For once a Hamlet where The Dane isn’t the main star
It can get a little tiring hearing about all the bands you should have heard of. Hardly a week goes by without more ‘hipster gods’ deigning to bless us with their presence. “If there’s one thing you need to do this weekend,” urges the preview. “It’s the laundry,” is your unspoken response.
The Tiger Lillies, though, who this weekend are performing the worldwide premiere of their version of Hamlet, are the exception to the rule. The Brechtian/neo-burlesque/gypsy cabaret outfit might be a cult band, but they have a worldwide following – which kind of means that people who see them like them, but not enough people see them.
So where should you know these gypsters from, you ask. Ah, there’s the rub – or at any rate, that was the question until about a month ago. It would have led to a very long sequence of ‘Have you heard of xxxs’ that finally ended with a “yes” for the film Plunkett & Macleane, but then they appeared on The Simpsons.

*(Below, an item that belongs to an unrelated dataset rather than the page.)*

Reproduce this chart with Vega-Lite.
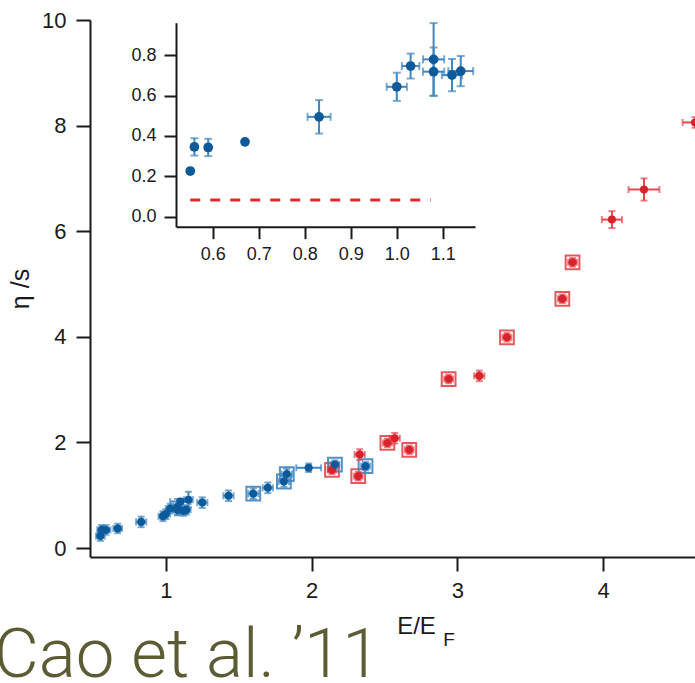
{
  "$schema": "https://vega.github.io/schema/vega-lite/v6.json",
  "width": 605,
  "height": 537,
  "autosize": {"type": "none"},
  "padding": {"left": 90, "top": 20, "right": 0, "bottom": 126},
  "background": "white",
  "title": {
    "text": "Cao et al. ’11",
    "orient": "bottom",
    "anchor": "start",
    "frame": "group",
    "font": "Roboto",
    "fontWeight": 300,
    "fontSize": 69,
    "color": "#5b5c34",
    "baseline": "alphabetic",
    "dx": -96,
    "offset": 27
  },
  "config": {
    "view": {"stroke": null},
    "axis": {
      "grid": false,
      "domainColor": "#1a1a1a",
      "domainWidth": 2,
      "tickColor": "#1a1a1a",
      "tickWidth": 2,
      "labelFont": "Liberation Sans",
      "labelColor": "#1a1a1a",
      "titleFont": "Liberation Sans",
      "titleColor": "#1a1a1a",
      "titleFontWeight": "normal"
    }
  },
  "datasets": {
    "main": [
      {"x": 0.551, "y": 0.226, "xe": 0.03, "ye": 0.09, "s": "b", "box": 0},
      {"x": 0.560, "y": 0.346, "xe": 0.03, "ye": 0.09, "s": "b", "box": 0},
      {"x": 0.590, "y": 0.343, "xe": 0.03, "ye": 0.09, "s": "b", "box": 0},
      {"x": 0.670, "y": 0.371, "xe": 0.03, "ye": 0.09, "s": "b", "box": 0},
      {"x": 0.831, "y": 0.495, "xe": 0.035, "ye": 0.1, "s": "b", "box": 0},
      {"x": 0.980, "y": 0.600, "xe": 0.03, "ye": 0.09, "s": "b", "box": 0},
      {"x": 1.000, "y": 0.644, "xe": 0.03, "ye": 0.09, "s": "b", "box": 0},
      {"x": 1.030, "y": 0.747, "xe": 0.03, "ye": 0.09, "s": "b", "box": 0},
      {"x": 1.080, "y": 0.780, "xe": 0.03, "ye": 0.15, "s": "b", "box": 0},
      {"x": 1.080, "y": 0.719, "xe": 0.03, "ye": 0.1, "s": "b", "box": 0},
      {"x": 1.120, "y": 0.702, "xe": 0.03, "ye": 0.09, "s": "b", "box": 0},
      {"x": 1.140, "y": 0.722, "xe": 0.03, "ye": 0.09, "s": "b", "box": 0},
      {"x": 1.100, "y": 0.880, "xe": 0.07, "ye": 0.05, "s": "b", "box": 0},
      {"x": 1.155, "y": 0.915, "xe": 0.03, "ye": 0.15, "s": "b", "box": 0},
      {"x": 1.250, "y": 0.860, "xe": 0.035, "ye": 0.1, "s": "b", "box": 0},
      {"x": 1.430, "y": 0.990, "xe": 0.035, "ye": 0.1, "s": "b", "box": 0},
      {"x": 1.600, "y": 1.030, "xe": 0.035, "ye": 0.1, "s": "b", "box": 1},
      {"x": 1.700, "y": 1.140, "xe": 0.035, "ye": 0.1, "s": "b", "box": 0},
      {"x": 1.810, "y": 1.260, "xe": 0.035, "ye": 0.1, "s": "b", "box": 1},
      {"x": 1.830, "y": 1.400, "xe": 0.035, "ye": 0.1, "s": "b", "box": 1},
      {"x": 1.980, "y": 1.520, "xe": 0.085, "ye": 0.08, "s": "b", "box": 0},
      {"x": 2.140, "y": 1.480, "xe": 0.03, "ye": 0.08, "s": "r", "box": 1},
      {"x": 2.160, "y": 1.580, "xe": 0.03, "ye": 0.08, "s": "b", "box": 1},
      {"x": 2.330, "y": 1.770, "xe": 0.035, "ye": 0.1, "s": "r", "box": 0},
      {"x": 2.320, "y": 1.360, "xe": 0.03, "ye": 0.08, "s": "r", "box": 1},
      {"x": 2.370, "y": 1.550, "xe": 0.03, "ye": 0.08, "s": "b", "box": 1},
      {"x": 2.520, "y": 1.990, "xe": 0.03, "ye": 0.08, "s": "r", "box": 1},
      {"x": 2.570, "y": 2.080, "xe": 0.035, "ye": 0.1, "s": "r", "box": 0},
      {"x": 2.670, "y": 1.860, "xe": 0.03, "ye": 0.08, "s": "r", "box": 1},
      {"x": 2.940, "y": 3.200, "xe": 0.03, "ye": 0.08, "s": "r", "box": 1},
      {"x": 3.150, "y": 3.260, "xe": 0.035, "ye": 0.1, "s": "r", "box": 0},
      {"x": 3.340, "y": 3.990, "xe": 0.03, "ye": 0.08, "s": "r", "box": 1},
      {"x": 3.720, "y": 4.720, "xe": 0.03, "ye": 0.08, "s": "r", "box": 1},
      {"x": 3.790, "y": 5.410, "xe": 0.03, "ye": 0.08, "s": "r", "box": 1},
      {"x": 4.060, "y": 6.220, "xe": 0.069, "ye": 0.16, "s": "r", "box": 0},
      {"x": 4.280, "y": 6.790, "xe": 0.106, "ye": 0.21, "s": "r", "box": 0},
      {"x": 4.630, "y": 8.060, "xe": 0.085, "ye": 0.1, "s": "r", "box": 0}
    ],
    "inset": [
      {"x": 0.551, "y": 0.226, "xe": 0.004, "ye": 0.008, "s": "b"},
      {"x": 0.560, "y": 0.346, "xe": 0.006, "ye": 0.043, "s": "b"},
      {"x": 0.590, "y": 0.343, "xe": 0.006, "ye": 0.043, "s": "b"},
      {"x": 0.670, "y": 0.371, "xe": 0.004, "ye": 0.008, "s": "b"},
      {"x": 0.831, "y": 0.495, "xe": 0.025, "ye": 0.083, "s": "b"},
      {"x": 1.000, "y": 0.644, "xe": 0.022, "ye": 0.07, "s": "b"},
      {"x": 1.030, "y": 0.747, "xe": 0.019, "ye": 0.062, "s": "b"},
      {"x": 1.080, "y": 0.780, "xe": 0.023, "ye": 0.18, "s": "b"},
      {"x": 1.080, "y": 0.719, "xe": 0.023, "ye": 0.12, "s": "b"},
      {"x": 1.120, "y": 0.702, "xe": 0.022, "ye": 0.08, "s": "b"},
      {"x": 1.139, "y": 0.722, "xe": 0.027, "ye": 0.075, "s": "b"}
    ],
    "bound": [
      {"x": 0.551, "x2": 1.074, "y": 0.082}
    ],
    "subscript": [
      {"t": "F", "x": 2.903, "y": -1.86}
    ]
  },
  "layer": [
    {
      "data": {"name": "main"},
      "encoding": {
        "x": {
          "field": "x", "type": "quantitative",
          "scale": {"domain": [0.48, 4.63], "nice": false, "zero": false},
          "axis": {
            "values": [1, 2, 3, 4], "tickSize": 14, "labelFontSize": 22, "labelPadding": 9,
            "title": "E/E", "titleFontSize": 24, "titleX": 326, "titleY": 76,
            "titleAlign": "center", "titleBaseline": "alphabetic"
          }
        },
        "y": {
          "field": "y", "type": "quantitative",
          "scale": {"domain": [-0.17, 10], "nice": false, "zero": false},
          "axis": {
            "values": [0, 2, 4, 6, 8, 10], "tickSize": 14, "labelFontSize": 22, "labelPadding": 10,
            "title": "η /s", "titleFontSize": 25, "titlePadding": 8
          }
        }
      },
      "layer": [
        {
          "transform": [{"filter": "datum.box == 1"}],
          "mark": {"type": "point", "shape": "square", "filled": false, "size": 190, "strokeWidth": 2, "opacity": 0.9},
          "encoding": {
            "stroke": {"field": "s", "type": "nominal", "legend": null,
              "scale": {"domain": ["b", "r"], "range": ["#3f86c2", "#e5474d"]}}
          }
        },
        {
          "mark": {"type": "errorbar", "ticks": {"size": 7}, "thickness": 2},
          "encoding": {
            "xError": {"field": "xe"},
            "color": {"field": "s", "type": "nominal", "legend": null,
              "scale": {"domain": ["b", "r"], "range": ["#3f86c2", "#e5474d"]}}
          }
        },
        {
          "mark": {"type": "errorbar", "ticks": {"size": 7}, "thickness": 2},
          "encoding": {
            "yError": {"field": "ye"},
            "color": {"field": "s", "type": "nominal", "legend": null,
              "scale": {"domain": ["b", "r"], "range": ["#3f86c2", "#e5474d"]}}
          }
        },
        {
          "mark": {"type": "circle", "size": 65, "opacity": 1},
          "encoding": {
            "fill": {"field": "s", "type": "nominal", "legend": null,
              "scale": {"domain": ["b", "r"], "range": ["#0d5a9b", "#d8232b"]}}
          }
        },
        {
          "data": {"name": "subscript"},
          "mark": {"type": "text", "font": "Liberation Sans", "fontSize": 19, "align": "left", "baseline": "alphabetic", "color": "#1a1a1a"},
          "encoding": {
            "text": {"field": "t"}
          }
        }
      ]
    },
    {
      "data": {"name": "inset"},
      "encoding": {
        "x": {
          "field": "x", "type": "quantitative",
          "scale": {"domain": [0.52, 1.17], "range": [86, 385], "nice": false, "zero": false},
          "axis": {
            "orient": "bottom", "offset": -330.3, "values": [0.6, 0.7, 0.8, 0.9, 1.0, 1.1], "format": ".1f",
            "tickSize": 12, "labelFontSize": 18, "labelPadding": 7, "title": null
          }
        },
        "y": {
          "field": "y", "type": "quantitative",
          "scale": {"domain": [-0.05, 0.962], "range": [206.7, 2.7], "nice": false, "zero": false},
          "axis": {
            "orient": "left", "offset": -86, "values": [0, 0.2, 0.4, 0.6, 0.8], "format": ".1f",
            "tickSize": 12, "labelFontSize": 18, "labelPadding": 8, "title": null
          }
        }
      },
      "layer": [
        {
          "data": {"name": "bound"},
          "mark": {"type": "rule", "color": "#e0282e", "strokeWidth": 3, "strokeDash": [10, 10]},
          "encoding": {
            "x2": {"field": "x2"}
          }
        },
        {
          "mark": {"type": "errorbar", "ticks": {"size": 8}, "thickness": 2, "color": "#3f86c2"},
          "encoding": {"xError": {"field": "xe"}}
        },
        {
          "mark": {"type": "errorbar", "ticks": {"size": 8}, "thickness": 2, "color": "#3f86c2"},
          "encoding": {"yError": {"field": "ye"}}
        },
        {
          "mark": {"type": "circle", "size": 95, "opacity": 1, "color": "#0d5a9b"}
        }
      ]
    }
  ],
  "resolve": {
    "scale": {"x": "independent", "y": "independent"},
    "axis": {"x": "independent", "y": "independent"}
  }
}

That’s right, on January 15, to perform their version of the theme tune at the bequest of the show’s creator, Matt Groening, who it turns out is a fan. Along with Mel Brooks, Barry Humphries, Terry Gilliam, Marc Almond (“Just brilliant and utterly fantastic! You’ll never hear more perverse and twisted as well as haunting and sorrowful songs”), Franz Ferdinand lead singer Alex Kapranos (“There is nothing else like them. Any description of them is an injustice – they are completely peerless”), and Marilyn Manson, who the band suspects based his Grotesk Burlesk Tour in 2003 on elements of their most enduring work, ‘Shockheaded Peter’. As frontman Martyn Jacques observed in a 2006 interview with the Independent: “While we’re not famous, we’re a famous people’s band.” It certainly beats a recommendation from Melody Maker.
Central to the appeal of The Tiger Lillies is the eerie castrato-pitch falsetto of accordion-player Jacques, who is ably supported by Adrian Huge on drums and Adrian Stout on double bass. Once heard, it’s never forgotten, and while it will light up your day, it might appear in your nightmares. An opera-trained counter-tenor, Jacques spent a good part of his 20s perfecting the unusual sound living above a brothel in London’s Soho, inspired by his idol, the Belgian singer-songwriter Jacques Brel.
Given the pedigree of this Grammy-nominated band, therefore – it’s frightening to think how many Simpsons fans googled their name last month – it’s something of a coup that they’re currently in Copenhagen awaiting their premiere on Saturday, and then later returning for a three-week run in April. The Tiger Lillies perform Hamlet is a collaborative production (conceived by Jacques, Republique’s artistic director Martin Tulinius and Hans Christian Gimbel) for which they’ve penned 20 songs (titles include ‘Mad Hamlet’, ‘The king is dead’ and ‘To be or not to be’) to glue together Republique theatre’s loosely-scripted, surreal visual tableaus that tell the story of Shakespeare’s greatest work.
For this production, Hamlet has been stripped down to become a two-hour tale of “contempt, love and revenge”. It’s now just a two-family play: the king’s (Claudius, his wife Gertrude and step-son/nephew Hamlet) and the prime minister’s (Polonius, his daughter Ophelia and son Laertes).
Ahead of approaching the Tiger Lillies to get involved in the project, Tulinius was confident the subject matter would appeal. “We saw them perform in Prague last year and then pitched the idea of Hamlet in a restaurant,” he said. “I could see immediately how it made sense to Martyn to do it. If it had been anything else, they might have said no. But so much of the content of the play – the murder, the incest etc - relates to the Tiger Lillies.”
Speaking to the band last week, it’s clear they’re happy and impressed with the visual elements of the production, which as well as the actors will include a line dancer, puppets and video projections.
Happier, at least, than their work on Plunkett & Macleane, which might be one of the most noteworthy appearances of their career, but was a pretty horrible experience. “It’s like we’ve spent our whole career in bad films – like they know it’s going to be bad and they ask us to appear,” said Jacques. Well, their loss is the stage’s gain, and this new version of Hamlet is your chance to discover what all the fuss is about.